Source material:
--- Begin ---
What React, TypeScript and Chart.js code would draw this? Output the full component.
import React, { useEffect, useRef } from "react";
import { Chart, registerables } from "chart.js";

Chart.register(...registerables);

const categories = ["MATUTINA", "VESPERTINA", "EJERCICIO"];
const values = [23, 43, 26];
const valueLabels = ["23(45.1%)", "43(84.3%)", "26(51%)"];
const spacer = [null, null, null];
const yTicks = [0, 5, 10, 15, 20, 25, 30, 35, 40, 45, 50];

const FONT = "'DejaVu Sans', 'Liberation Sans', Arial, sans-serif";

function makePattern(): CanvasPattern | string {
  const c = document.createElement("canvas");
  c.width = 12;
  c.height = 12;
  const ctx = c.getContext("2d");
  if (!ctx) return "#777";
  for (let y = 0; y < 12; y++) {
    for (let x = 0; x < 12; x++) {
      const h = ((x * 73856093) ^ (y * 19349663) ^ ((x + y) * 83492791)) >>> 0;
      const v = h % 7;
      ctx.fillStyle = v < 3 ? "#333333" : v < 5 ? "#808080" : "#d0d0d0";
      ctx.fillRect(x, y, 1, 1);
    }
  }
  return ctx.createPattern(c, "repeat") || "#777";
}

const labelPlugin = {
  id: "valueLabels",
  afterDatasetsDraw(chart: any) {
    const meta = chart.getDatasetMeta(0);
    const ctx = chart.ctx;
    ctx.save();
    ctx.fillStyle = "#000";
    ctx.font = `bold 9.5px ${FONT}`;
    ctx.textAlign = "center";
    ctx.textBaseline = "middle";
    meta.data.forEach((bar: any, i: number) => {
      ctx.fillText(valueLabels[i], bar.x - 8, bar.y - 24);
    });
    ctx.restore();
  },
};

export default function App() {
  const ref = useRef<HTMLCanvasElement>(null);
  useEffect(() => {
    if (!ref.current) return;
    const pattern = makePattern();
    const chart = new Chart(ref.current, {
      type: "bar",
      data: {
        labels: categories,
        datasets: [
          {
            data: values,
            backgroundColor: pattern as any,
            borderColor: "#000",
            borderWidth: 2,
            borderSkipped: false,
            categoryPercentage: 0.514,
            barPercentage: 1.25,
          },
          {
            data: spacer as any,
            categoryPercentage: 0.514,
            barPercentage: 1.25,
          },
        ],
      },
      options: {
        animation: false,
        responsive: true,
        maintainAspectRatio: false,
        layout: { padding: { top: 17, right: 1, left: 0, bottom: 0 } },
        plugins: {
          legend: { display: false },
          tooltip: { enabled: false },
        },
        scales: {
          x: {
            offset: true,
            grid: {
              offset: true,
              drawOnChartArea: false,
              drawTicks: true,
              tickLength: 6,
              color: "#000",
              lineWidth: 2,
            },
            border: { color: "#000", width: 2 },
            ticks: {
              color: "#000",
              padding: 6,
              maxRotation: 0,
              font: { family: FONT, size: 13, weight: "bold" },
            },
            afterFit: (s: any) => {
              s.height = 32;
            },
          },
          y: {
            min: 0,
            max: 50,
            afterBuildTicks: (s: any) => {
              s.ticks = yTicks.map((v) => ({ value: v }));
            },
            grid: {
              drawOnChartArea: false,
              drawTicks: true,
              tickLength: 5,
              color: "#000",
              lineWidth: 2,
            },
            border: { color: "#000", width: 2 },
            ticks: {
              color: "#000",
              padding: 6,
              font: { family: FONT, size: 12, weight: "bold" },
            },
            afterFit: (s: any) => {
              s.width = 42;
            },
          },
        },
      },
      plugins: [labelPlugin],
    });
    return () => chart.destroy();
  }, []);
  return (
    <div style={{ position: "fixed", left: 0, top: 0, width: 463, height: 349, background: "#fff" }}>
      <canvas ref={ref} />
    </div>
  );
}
--- End ---
Directions: Reproduce the data shown above exactly.

Result below:
What React, TypeScript and Chart.js code would draw this? Output the full component.
import React, { useEffect, useRef } from "react";
import { Chart, registerables } from "chart.js";

Chart.register(...registerables);

const categories = ["MATUTINA", "VESPERTINA", "EJERCICIO"];
const values = [23, 43, 26];
const valueLabels = ["23(45.1%)", "43(84.3%)", "26(51%)"];
const spacer = [null, null, null];
const yTicks = [0, 5, 10, 15, 20, 25, 30, 35, 40, 45, 50];

const FONT = "'DejaVu Sans', 'Liberation Sans', Arial, sans-serif";

function makePattern(): CanvasPattern | string {
  const c = document.createElement("canvas");
  c.width = 12;
  c.height = 12;
  const ctx = c.getContext("2d");
  if (!ctx) return "#777";
  for (let y = 0; y < 12; y++) {
    for (let x = 0; x < 12; x++) {
      const h = ((x * 73856093) ^ (y * 19349663) ^ ((x + y) * 83492791)) >>> 0;
      const v = h % 7;
      ctx.fillStyle = v < 3 ? "#333333" : v < 5 ? "#808080" : "#d0d0d0";
      ctx.fillRect(x, y, 1, 1);
    }
  }
  return ctx.createPattern(c, "repeat") || "#777";
}

const labelPlugin = {
  id: "valueLabels",
  afterDatasetsDraw(chart: any) {
    const meta = chart.getDatasetMeta(0);
    const ctx = chart.ctx;
    ctx.save();
    ctx.fillStyle = "#000";
    ctx.font = `bold 9.5px ${FONT}`;
    ctx.textAlign = "center";
    ctx.textBaseline = "middle";
    meta.data.forEach((bar: any, i: number) => {
      ctx.fillText(valueLabels[i], bar.x - 8, bar.y - 24);
    });
    ctx.restore();
  },
};

export default function App() {
  const ref = useRef<HTMLCanvasElement>(null);
  useEffect(() => {
    if (!ref.current) return;
    const pattern = makePattern();
    const chart = new Chart(ref.current, {
      type: "bar",
      data: {
        labels: categories,
        datasets: [
          {
            data: values,
            backgroundColor: pattern as any,
            borderColor: "#000",
            borderWidth: 2,
            borderSkipped: false,
            categoryPercentage: 0.514,
            barPercentage: 1.25,
          },
          {
            data: spacer as any,
            categoryPercentage: 0.514,
            barPercentage: 1.25,
          },
        ],
      },
      options: {
        animation: false,
        responsive: true,
        maintainAspectRatio: false,
        layout: { padding: { top: 17, right: 1, left: 0, bottom: 0 } },
        plugins: {
          legend: { display: false },
          tooltip: { enabled: false },
        },
        scales: {
          x: {
            offset: true,
            grid: {
              offset: true,
              drawOnChartArea: false,
              drawTicks: true,
              tickLength: 6,
              color: "#000",
              lineWidth: 2,
            },
            border: { color: "#000", width: 2 },
            ticks: {
              color: "#000",
              padding: 6,
              maxRotation: 0,
              font: { family: FONT, size: 13, weight: "bold" },
            },
            afterFit: (s: any) => {
              s.height = 32;
            },
          },
          y: {
            min: 0,
            max: 50,
            afterBuildTicks: (s: any) => {
              s.ticks = yTicks.map((v) => ({ value: v }));
            },
            grid: {
              drawOnChartArea: false,
              drawTicks: true,
              tickLength: 5,
              color: "#000",
              lineWidth: 2,
            },
            border: { color: "#000", width: 2 },
            ticks: {
              color: "#000",
              padding: 6,
              font: { family: FONT, size: 12, weight: "bold" },
            },
            afterFit: (s: any) => {
              s.width = 42;
            },
          },
        },
      },
      plugins: [labelPlugin],
    });
    return () => chart.destroy();
  }, []);
  return (
    <div style={{ position: "fixed", left: 0, top: 0, width: 463, height: 349, background: "#fff" }}>
      <canvas ref={ref} />
    </div>
  );
}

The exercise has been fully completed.